- **Exercise goal**
Take the material below and extract the lines from the one with "Reproduce this chart with Chart.js." through the one with "const seriesNames = ['KNN', 'LTS'];", word for word, without pictures.

- **Records for processing**
+++

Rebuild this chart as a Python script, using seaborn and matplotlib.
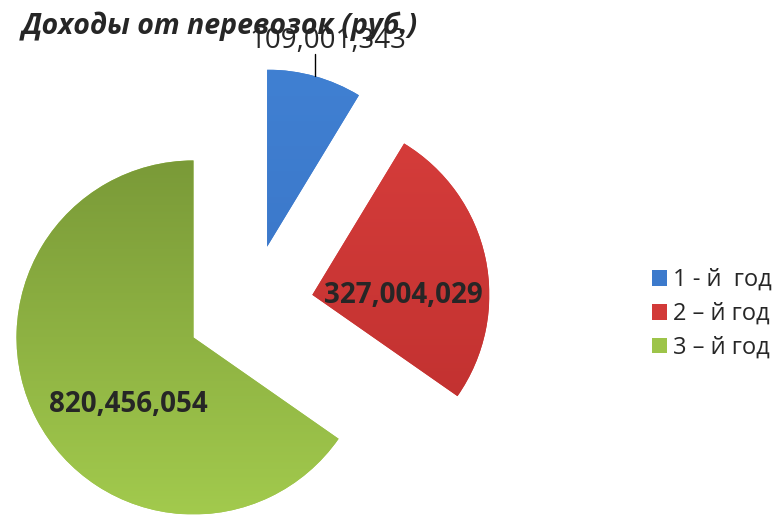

+++

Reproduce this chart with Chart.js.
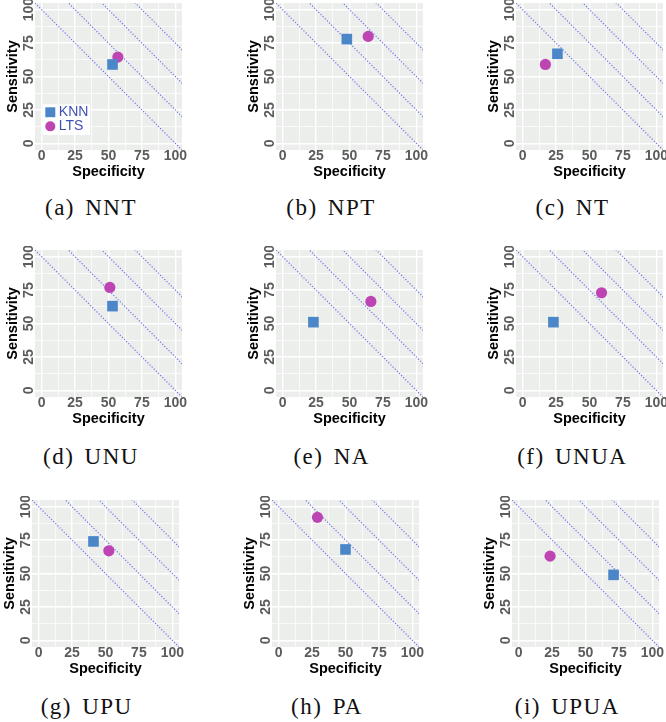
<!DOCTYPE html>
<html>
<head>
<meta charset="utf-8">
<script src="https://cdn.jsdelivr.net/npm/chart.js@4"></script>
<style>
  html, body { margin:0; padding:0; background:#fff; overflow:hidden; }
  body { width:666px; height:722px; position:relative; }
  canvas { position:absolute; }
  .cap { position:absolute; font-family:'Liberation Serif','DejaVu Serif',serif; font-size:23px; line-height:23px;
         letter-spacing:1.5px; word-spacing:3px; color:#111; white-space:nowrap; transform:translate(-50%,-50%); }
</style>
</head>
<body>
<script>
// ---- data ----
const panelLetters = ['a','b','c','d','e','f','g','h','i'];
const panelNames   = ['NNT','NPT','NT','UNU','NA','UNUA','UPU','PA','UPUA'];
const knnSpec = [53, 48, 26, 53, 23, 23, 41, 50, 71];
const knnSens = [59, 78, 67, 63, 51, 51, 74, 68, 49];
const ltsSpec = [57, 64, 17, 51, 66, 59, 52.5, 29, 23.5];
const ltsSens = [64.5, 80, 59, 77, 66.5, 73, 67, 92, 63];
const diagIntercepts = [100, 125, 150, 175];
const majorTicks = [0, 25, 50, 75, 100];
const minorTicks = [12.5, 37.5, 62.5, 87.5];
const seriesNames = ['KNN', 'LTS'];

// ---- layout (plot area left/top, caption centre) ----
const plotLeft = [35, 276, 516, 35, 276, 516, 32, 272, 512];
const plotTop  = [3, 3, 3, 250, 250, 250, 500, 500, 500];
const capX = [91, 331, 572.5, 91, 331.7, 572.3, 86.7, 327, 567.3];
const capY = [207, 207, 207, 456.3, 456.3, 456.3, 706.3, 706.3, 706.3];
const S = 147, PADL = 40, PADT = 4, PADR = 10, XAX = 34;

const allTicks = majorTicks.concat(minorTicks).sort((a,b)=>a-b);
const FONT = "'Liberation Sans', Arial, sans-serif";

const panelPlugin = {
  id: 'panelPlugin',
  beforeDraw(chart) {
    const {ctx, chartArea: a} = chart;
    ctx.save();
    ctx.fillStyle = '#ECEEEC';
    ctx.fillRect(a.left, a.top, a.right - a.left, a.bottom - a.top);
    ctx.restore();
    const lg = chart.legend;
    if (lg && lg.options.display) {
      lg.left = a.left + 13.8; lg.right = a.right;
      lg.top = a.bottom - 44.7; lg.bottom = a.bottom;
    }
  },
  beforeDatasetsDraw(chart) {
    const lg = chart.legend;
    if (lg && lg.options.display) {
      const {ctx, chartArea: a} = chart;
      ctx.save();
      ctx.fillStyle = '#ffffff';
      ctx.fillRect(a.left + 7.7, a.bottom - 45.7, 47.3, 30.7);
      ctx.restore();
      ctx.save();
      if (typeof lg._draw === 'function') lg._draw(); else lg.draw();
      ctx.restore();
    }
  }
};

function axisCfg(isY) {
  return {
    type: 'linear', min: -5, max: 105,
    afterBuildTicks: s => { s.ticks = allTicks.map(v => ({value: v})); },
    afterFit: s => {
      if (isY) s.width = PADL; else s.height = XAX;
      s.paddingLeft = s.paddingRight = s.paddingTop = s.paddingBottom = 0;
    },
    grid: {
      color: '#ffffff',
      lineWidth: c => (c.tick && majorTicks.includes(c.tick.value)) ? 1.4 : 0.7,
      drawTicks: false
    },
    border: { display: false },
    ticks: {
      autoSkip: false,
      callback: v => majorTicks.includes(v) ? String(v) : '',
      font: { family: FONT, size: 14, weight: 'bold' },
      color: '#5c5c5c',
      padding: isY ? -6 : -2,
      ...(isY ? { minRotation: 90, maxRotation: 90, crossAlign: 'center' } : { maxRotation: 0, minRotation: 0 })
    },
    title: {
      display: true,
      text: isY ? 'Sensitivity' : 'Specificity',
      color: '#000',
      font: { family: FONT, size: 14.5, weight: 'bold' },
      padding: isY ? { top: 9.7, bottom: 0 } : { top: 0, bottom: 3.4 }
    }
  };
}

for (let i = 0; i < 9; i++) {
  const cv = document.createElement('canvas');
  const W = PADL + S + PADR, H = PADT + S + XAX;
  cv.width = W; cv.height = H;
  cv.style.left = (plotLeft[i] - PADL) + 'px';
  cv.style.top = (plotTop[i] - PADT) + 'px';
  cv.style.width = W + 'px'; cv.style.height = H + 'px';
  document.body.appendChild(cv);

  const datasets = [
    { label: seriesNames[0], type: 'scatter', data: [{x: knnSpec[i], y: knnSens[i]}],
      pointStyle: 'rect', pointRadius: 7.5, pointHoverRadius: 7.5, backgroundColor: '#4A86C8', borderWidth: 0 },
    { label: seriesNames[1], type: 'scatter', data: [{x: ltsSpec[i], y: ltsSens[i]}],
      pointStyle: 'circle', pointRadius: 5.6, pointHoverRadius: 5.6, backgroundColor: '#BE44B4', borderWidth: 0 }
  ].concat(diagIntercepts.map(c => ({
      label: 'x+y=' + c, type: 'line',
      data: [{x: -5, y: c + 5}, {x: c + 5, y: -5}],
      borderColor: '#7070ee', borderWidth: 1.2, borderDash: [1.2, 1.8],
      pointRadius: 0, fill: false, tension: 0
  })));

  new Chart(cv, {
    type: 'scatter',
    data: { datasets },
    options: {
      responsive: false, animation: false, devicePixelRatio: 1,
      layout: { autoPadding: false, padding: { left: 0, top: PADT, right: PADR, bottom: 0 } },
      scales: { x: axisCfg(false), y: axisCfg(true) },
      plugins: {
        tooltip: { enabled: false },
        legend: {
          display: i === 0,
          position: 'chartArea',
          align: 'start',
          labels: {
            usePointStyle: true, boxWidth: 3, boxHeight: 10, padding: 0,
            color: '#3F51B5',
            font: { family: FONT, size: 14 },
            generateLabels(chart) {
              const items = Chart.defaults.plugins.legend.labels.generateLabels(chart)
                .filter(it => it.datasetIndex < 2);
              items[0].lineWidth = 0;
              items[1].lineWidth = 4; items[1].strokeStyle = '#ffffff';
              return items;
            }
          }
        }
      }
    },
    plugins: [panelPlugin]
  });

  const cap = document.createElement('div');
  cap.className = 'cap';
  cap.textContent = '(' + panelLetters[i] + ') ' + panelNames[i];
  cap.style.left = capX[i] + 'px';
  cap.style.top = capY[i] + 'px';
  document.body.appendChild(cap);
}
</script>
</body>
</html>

+++

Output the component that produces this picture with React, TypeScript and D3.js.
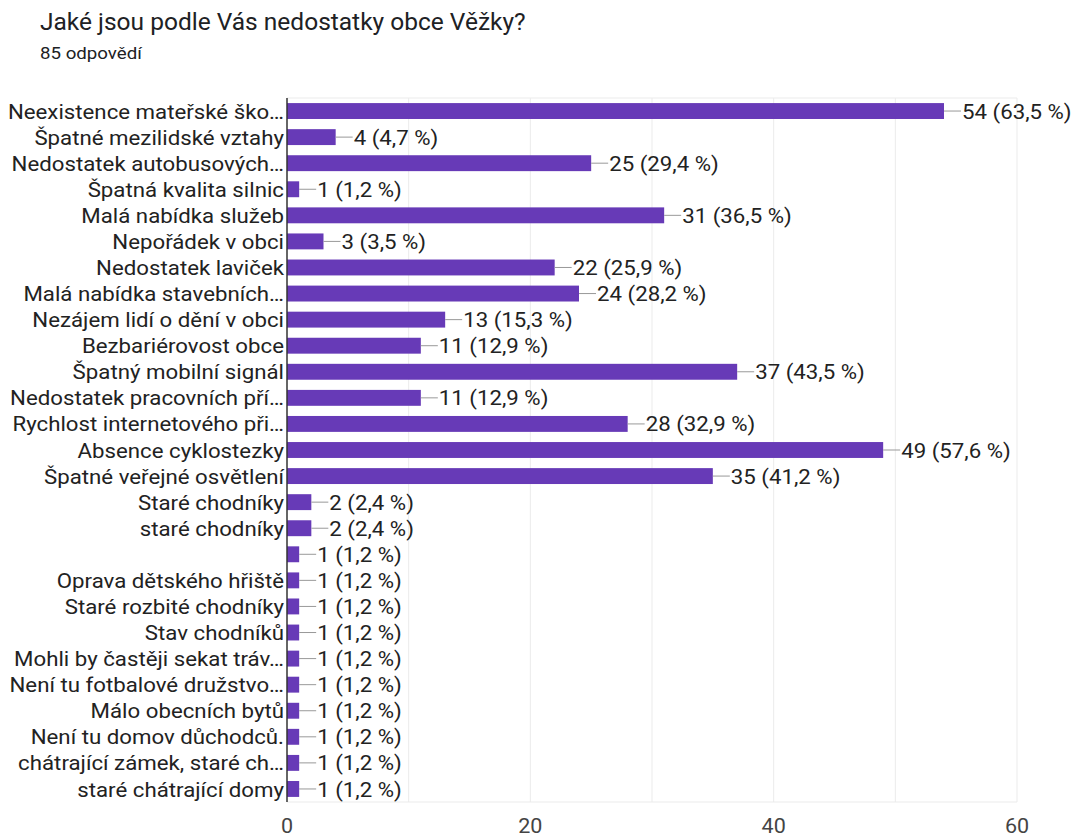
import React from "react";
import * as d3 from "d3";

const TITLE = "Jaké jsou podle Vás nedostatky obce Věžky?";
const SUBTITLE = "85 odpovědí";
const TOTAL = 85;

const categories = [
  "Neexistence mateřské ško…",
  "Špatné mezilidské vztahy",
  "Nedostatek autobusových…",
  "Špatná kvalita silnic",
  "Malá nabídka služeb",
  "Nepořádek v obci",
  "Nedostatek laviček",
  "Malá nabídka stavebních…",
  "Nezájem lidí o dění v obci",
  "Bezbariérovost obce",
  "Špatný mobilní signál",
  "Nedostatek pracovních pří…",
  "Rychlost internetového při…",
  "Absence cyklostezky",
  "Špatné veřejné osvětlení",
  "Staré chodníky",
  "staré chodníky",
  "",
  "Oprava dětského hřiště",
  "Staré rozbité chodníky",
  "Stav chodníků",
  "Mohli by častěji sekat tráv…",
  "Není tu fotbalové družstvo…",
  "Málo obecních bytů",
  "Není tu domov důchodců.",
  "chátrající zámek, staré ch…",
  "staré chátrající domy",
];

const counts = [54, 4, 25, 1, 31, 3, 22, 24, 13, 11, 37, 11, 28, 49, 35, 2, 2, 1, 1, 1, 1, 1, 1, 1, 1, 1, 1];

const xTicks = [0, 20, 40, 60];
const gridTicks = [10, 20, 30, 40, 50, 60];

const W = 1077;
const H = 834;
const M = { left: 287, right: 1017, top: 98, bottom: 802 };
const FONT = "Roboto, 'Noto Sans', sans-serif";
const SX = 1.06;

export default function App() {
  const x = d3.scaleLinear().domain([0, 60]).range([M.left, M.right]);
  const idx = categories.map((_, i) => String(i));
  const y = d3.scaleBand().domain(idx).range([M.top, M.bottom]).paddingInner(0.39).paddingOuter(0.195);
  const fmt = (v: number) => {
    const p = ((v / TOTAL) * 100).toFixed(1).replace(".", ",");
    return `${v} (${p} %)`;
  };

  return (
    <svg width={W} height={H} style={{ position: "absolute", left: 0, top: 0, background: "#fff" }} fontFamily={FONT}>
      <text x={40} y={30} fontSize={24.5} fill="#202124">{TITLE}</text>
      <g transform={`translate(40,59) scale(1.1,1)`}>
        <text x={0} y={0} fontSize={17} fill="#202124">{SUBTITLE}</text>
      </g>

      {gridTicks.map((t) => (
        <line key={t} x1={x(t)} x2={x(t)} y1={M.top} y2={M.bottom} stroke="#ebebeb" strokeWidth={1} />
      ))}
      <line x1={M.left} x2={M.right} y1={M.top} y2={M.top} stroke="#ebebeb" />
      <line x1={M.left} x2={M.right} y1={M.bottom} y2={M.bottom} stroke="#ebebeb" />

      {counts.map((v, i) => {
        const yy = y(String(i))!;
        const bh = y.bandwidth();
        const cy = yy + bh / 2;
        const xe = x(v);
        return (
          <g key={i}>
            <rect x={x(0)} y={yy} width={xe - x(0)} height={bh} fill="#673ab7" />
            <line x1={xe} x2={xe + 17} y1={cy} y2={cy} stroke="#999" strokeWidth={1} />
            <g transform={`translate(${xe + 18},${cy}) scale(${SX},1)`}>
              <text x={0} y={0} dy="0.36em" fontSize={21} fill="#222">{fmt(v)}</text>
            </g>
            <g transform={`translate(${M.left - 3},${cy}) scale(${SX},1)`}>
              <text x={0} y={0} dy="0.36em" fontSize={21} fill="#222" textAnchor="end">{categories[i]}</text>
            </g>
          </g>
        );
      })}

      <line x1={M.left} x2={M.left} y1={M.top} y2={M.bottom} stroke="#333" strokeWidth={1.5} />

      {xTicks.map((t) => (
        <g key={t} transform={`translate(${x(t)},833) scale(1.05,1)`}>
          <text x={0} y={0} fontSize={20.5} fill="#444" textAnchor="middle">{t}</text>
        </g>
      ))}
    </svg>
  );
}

+++

- **Solution for this problem**
Reproduce this chart with Chart.js.
<!DOCTYPE html>
<html>
<head>
<meta charset="utf-8">
<script src="https://cdn.jsdelivr.net/npm/chart.js@4"></script>
<style>
  html, body { margin:0; padding:0; background:#fff; overflow:hidden; }
  body { width:666px; height:722px; position:relative; }
  canvas { position:absolute; }
  .cap { position:absolute; font-family:'Liberation Serif','DejaVu Serif',serif; font-size:23px; line-height:23px;
         letter-spacing:1.5px; word-spacing:3px; color:#111; white-space:nowrap; transform:translate(-50%,-50%); }
</style>
</head>
<body>
<script>
// ---- data ----
const panelLetters = ['a','b','c','d','e','f','g','h','i'];
const panelNames   = ['NNT','NPT','NT','UNU','NA','UNUA','UPU','PA','UPUA'];
const knnSpec = [53, 48, 26, 53, 23, 23, 41, 50, 71];
const knnSens = [59, 78, 67, 63, 51, 51, 74, 68, 49];
const ltsSpec = [57, 64, 17, 51, 66, 59, 52.5, 29, 23.5];
const ltsSens = [64.5, 80, 59, 77, 66.5, 73, 67, 92, 63];
const diagIntercepts = [100, 125, 150, 175];
const majorTicks = [0, 25, 50, 75, 100];
const minorTicks = [12.5, 37.5, 62.5, 87.5];
const seriesNames = ['KNN', 'LTS'];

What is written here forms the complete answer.